**Task:**
Repeat the full listing below verbatim and keep the images out.
===== Data section
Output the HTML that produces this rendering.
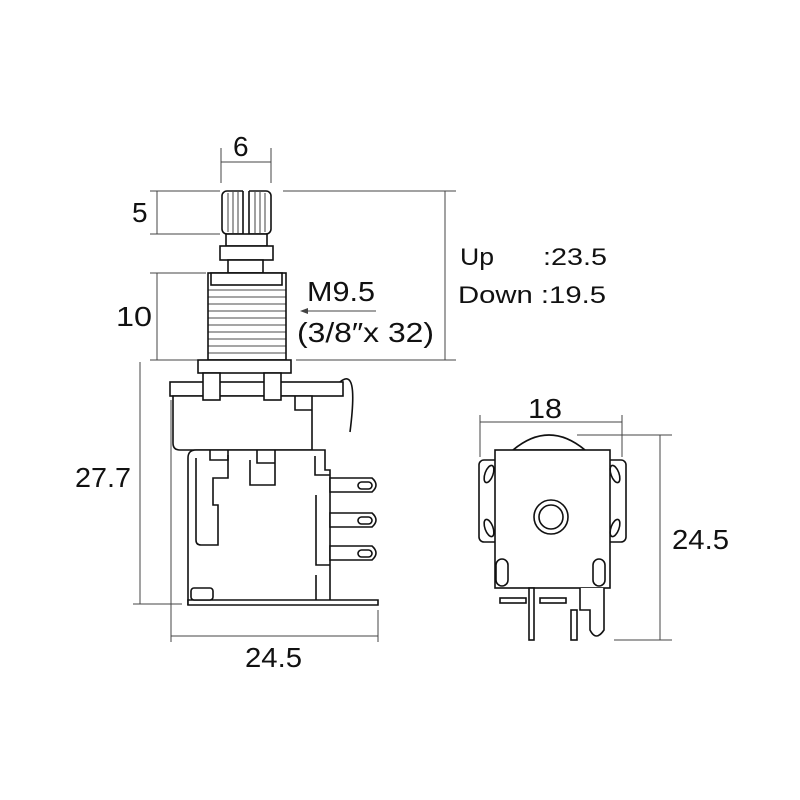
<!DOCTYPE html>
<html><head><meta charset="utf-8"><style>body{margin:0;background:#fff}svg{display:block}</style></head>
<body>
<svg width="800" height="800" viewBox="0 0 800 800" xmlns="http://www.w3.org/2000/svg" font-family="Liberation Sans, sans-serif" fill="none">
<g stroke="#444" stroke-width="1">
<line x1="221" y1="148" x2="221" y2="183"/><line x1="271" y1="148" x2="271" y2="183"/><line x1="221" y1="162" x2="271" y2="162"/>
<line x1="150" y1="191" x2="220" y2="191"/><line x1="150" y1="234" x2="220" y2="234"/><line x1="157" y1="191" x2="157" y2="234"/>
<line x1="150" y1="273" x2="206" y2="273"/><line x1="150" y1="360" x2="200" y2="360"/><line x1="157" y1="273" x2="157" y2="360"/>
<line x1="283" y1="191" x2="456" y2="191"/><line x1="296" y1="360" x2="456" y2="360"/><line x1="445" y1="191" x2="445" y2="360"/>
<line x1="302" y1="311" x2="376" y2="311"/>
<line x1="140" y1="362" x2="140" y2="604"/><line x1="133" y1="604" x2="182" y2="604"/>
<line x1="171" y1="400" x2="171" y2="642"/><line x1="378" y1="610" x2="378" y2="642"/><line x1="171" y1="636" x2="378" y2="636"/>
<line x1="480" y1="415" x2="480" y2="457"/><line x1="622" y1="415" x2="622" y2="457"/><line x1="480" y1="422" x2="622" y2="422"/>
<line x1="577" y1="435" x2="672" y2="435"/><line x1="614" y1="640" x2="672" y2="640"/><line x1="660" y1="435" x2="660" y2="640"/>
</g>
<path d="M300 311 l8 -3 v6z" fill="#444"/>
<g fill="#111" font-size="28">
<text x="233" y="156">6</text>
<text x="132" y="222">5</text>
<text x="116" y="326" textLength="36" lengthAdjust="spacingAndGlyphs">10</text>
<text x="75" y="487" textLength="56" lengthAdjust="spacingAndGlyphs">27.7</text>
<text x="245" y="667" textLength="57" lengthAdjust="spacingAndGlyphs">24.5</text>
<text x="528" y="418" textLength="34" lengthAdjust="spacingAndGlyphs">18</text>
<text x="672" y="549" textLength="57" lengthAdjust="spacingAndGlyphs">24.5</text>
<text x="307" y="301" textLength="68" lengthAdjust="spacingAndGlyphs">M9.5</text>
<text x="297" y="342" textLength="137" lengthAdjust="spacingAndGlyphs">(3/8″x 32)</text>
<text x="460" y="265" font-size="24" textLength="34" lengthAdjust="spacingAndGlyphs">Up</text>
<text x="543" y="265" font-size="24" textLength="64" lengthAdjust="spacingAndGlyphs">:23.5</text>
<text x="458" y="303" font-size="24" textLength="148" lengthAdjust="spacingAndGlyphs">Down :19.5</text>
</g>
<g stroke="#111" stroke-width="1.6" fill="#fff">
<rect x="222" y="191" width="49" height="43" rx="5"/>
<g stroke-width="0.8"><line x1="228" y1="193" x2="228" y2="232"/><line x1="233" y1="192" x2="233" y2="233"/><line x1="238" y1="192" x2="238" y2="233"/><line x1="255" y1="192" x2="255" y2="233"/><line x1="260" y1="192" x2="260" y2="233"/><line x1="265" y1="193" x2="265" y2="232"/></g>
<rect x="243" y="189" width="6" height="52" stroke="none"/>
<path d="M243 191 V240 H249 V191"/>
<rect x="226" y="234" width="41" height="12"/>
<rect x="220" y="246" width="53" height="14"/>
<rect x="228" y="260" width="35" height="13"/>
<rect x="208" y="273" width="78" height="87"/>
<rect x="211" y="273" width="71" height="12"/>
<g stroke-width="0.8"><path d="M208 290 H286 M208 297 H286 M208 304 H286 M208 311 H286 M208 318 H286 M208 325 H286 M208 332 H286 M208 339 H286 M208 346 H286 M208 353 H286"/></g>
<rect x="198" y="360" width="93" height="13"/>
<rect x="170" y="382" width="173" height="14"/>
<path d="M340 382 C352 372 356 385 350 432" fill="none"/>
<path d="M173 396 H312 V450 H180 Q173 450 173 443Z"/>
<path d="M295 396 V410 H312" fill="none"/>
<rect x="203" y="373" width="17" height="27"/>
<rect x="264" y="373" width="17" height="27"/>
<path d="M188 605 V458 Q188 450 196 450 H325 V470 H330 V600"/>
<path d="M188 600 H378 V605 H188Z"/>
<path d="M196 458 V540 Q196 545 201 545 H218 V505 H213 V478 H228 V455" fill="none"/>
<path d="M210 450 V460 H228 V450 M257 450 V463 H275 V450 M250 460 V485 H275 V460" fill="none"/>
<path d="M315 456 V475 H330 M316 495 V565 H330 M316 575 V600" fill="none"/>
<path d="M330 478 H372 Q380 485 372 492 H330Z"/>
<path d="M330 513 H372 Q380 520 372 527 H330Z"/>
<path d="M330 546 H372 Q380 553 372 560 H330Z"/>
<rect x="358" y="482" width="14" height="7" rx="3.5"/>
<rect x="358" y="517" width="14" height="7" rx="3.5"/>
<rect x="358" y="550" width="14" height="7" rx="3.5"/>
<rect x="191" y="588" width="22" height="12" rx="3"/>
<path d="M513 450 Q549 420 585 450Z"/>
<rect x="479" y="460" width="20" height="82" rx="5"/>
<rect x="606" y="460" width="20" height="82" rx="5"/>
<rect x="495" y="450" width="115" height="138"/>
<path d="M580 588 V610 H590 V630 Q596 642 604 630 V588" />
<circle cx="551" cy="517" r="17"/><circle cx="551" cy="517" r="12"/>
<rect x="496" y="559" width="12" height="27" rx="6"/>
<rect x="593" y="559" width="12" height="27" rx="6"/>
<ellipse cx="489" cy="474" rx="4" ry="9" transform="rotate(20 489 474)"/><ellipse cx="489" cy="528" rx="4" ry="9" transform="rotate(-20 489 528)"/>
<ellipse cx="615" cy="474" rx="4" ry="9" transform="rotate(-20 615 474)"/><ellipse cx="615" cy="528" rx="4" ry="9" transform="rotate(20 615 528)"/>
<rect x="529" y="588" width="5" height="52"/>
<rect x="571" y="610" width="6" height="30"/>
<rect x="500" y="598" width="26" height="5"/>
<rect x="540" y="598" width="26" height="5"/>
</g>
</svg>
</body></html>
==========
**The output:**
Output the HTML that produces this rendering.
<!DOCTYPE html>
<html><head><meta charset="utf-8"><style>body{margin:0;background:#fff}svg{display:block}</style></head>
<body>
<svg width="800" height="800" viewBox="0 0 800 800" xmlns="http://www.w3.org/2000/svg" font-family="Liberation Sans, sans-serif" fill="none">
<g stroke="#444" stroke-width="1">
<line x1="221" y1="148" x2="221" y2="183"/><line x1="271" y1="148" x2="271" y2="183"/><line x1="221" y1="162" x2="271" y2="162"/>
<line x1="150" y1="191" x2="220" y2="191"/><line x1="150" y1="234" x2="220" y2="234"/><line x1="157" y1="191" x2="157" y2="234"/>
<line x1="150" y1="273" x2="206" y2="273"/><line x1="150" y1="360" x2="200" y2="360"/><line x1="157" y1="273" x2="157" y2="360"/>
<line x1="283" y1="191" x2="456" y2="191"/><line x1="296" y1="360" x2="456" y2="360"/><line x1="445" y1="191" x2="445" y2="360"/>
<line x1="302" y1="311" x2="376" y2="311"/>
<line x1="140" y1="362" x2="140" y2="604"/><line x1="133" y1="604" x2="182" y2="604"/>
<line x1="171" y1="400" x2="171" y2="642"/><line x1="378" y1="610" x2="378" y2="642"/><line x1="171" y1="636" x2="378" y2="636"/>
<line x1="480" y1="415" x2="480" y2="457"/><line x1="622" y1="415" x2="622" y2="457"/><line x1="480" y1="422" x2="622" y2="422"/>
<line x1="577" y1="435" x2="672" y2="435"/><line x1="614" y1="640" x2="672" y2="640"/><line x1="660" y1="435" x2="660" y2="640"/>
</g>
<path d="M300 311 l8 -3 v6z" fill="#444"/>
<g fill="#111" font-size="28">
<text x="233" y="156">6</text>
<text x="132" y="222">5</text>
<text x="116" y="326" textLength="36" lengthAdjust="spacingAndGlyphs">10</text>
<text x="75" y="487" textLength="56" lengthAdjust="spacingAndGlyphs">27.7</text>
<text x="245" y="667" textLength="57" lengthAdjust="spacingAndGlyphs">24.5</text>
<text x="528" y="418" textLength="34" lengthAdjust="spacingAndGlyphs">18</text>
<text x="672" y="549" textLength="57" lengthAdjust="spacingAndGlyphs">24.5</text>
<text x="307" y="301" textLength="68" lengthAdjust="spacingAndGlyphs">M9.5</text>
<text x="297" y="342" textLength="137" lengthAdjust="spacingAndGlyphs">(3/8″x 32)</text>
<text x="460" y="265" font-size="24" textLength="34" lengthAdjust="spacingAndGlyphs">Up</text>
<text x="543" y="265" font-size="24" textLength="64" lengthAdjust="spacingAndGlyphs">:23.5</text>
<text x="458" y="303" font-size="24" textLength="148" lengthAdjust="spacingAndGlyphs">Down :19.5</text>
</g>
<g stroke="#111" stroke-width="1.6" fill="#fff">
<rect x="222" y="191" width="49" height="43" rx="5"/>
<g stroke-width="0.8"><line x1="228" y1="193" x2="228" y2="232"/><line x1="233" y1="192" x2="233" y2="233"/><line x1="238" y1="192" x2="238" y2="233"/><line x1="255" y1="192" x2="255" y2="233"/><line x1="260" y1="192" x2="260" y2="233"/><line x1="265" y1="193" x2="265" y2="232"/></g>
<rect x="243" y="189" width="6" height="52" stroke="none"/>
<path d="M243 191 V240 H249 V191"/>
<rect x="226" y="234" width="41" height="12"/>
<rect x="220" y="246" width="53" height="14"/>
<rect x="228" y="260" width="35" height="13"/>
<rect x="208" y="273" width="78" height="87"/>
<rect x="211" y="273" width="71" height="12"/>
<g stroke-width="0.8"><path d="M208 290 H286 M208 297 H286 M208 304 H286 M208 311 H286 M208 318 H286 M208 325 H286 M208 332 H286 M208 339 H286 M208 346 H286 M208 353 H286"/></g>
<rect x="198" y="360" width="93" height="13"/>
<rect x="170" y="382" width="173" height="14"/>
<path d="M340 382 C352 372 356 385 350 432" fill="none"/>
<path d="M173 396 H312 V450 H180 Q173 450 173 443Z"/>
<path d="M295 396 V410 H312" fill="none"/>
<rect x="203" y="373" width="17" height="27"/>
<rect x="264" y="373" width="17" height="27"/>
<path d="M188 605 V458 Q188 450 196 450 H325 V470 H330 V600"/>
<path d="M188 600 H378 V605 H188Z"/>
<path d="M196 458 V540 Q196 545 201 545 H218 V505 H213 V478 H228 V455" fill="none"/>
<path d="M210 450 V460 H228 V450 M257 450 V463 H275 V450 M250 460 V485 H275 V460" fill="none"/>
<path d="M315 456 V475 H330 M316 495 V565 H330 M316 575 V600" fill="none"/>
<path d="M330 478 H372 Q380 485 372 492 H330Z"/>
<path d="M330 513 H372 Q380 520 372 527 H330Z"/>
<path d="M330 546 H372 Q380 553 372 560 H330Z"/>
<rect x="358" y="482" width="14" height="7" rx="3.5"/>
<rect x="358" y="517" width="14" height="7" rx="3.5"/>
<rect x="358" y="550" width="14" height="7" rx="3.5"/>
<rect x="191" y="588" width="22" height="12" rx="3"/>
<path d="M513 450 Q549 420 585 450Z"/>
<rect x="479" y="460" width="20" height="82" rx="5"/>
<rect x="606" y="460" width="20" height="82" rx="5"/>
<rect x="495" y="450" width="115" height="138"/>
<path d="M580 588 V610 H590 V630 Q596 642 604 630 V588" />
<circle cx="551" cy="517" r="17"/><circle cx="551" cy="517" r="12"/>
<rect x="496" y="559" width="12" height="27" rx="6"/>
<rect x="593" y="559" width="12" height="27" rx="6"/>
<ellipse cx="489" cy="474" rx="4" ry="9" transform="rotate(20 489 474)"/><ellipse cx="489" cy="528" rx="4" ry="9" transform="rotate(-20 489 528)"/>
<ellipse cx="615" cy="474" rx="4" ry="9" transform="rotate(-20 615 474)"/><ellipse cx="615" cy="528" rx="4" ry="9" transform="rotate(20 615 528)"/>
<rect x="529" y="588" width="5" height="52"/>
<rect x="571" y="610" width="6" height="30"/>
<rect x="500" y="598" width="26" height="5"/>
<rect x="540" y="598" width="26" height="5"/>
</g>
</svg>
</body></html>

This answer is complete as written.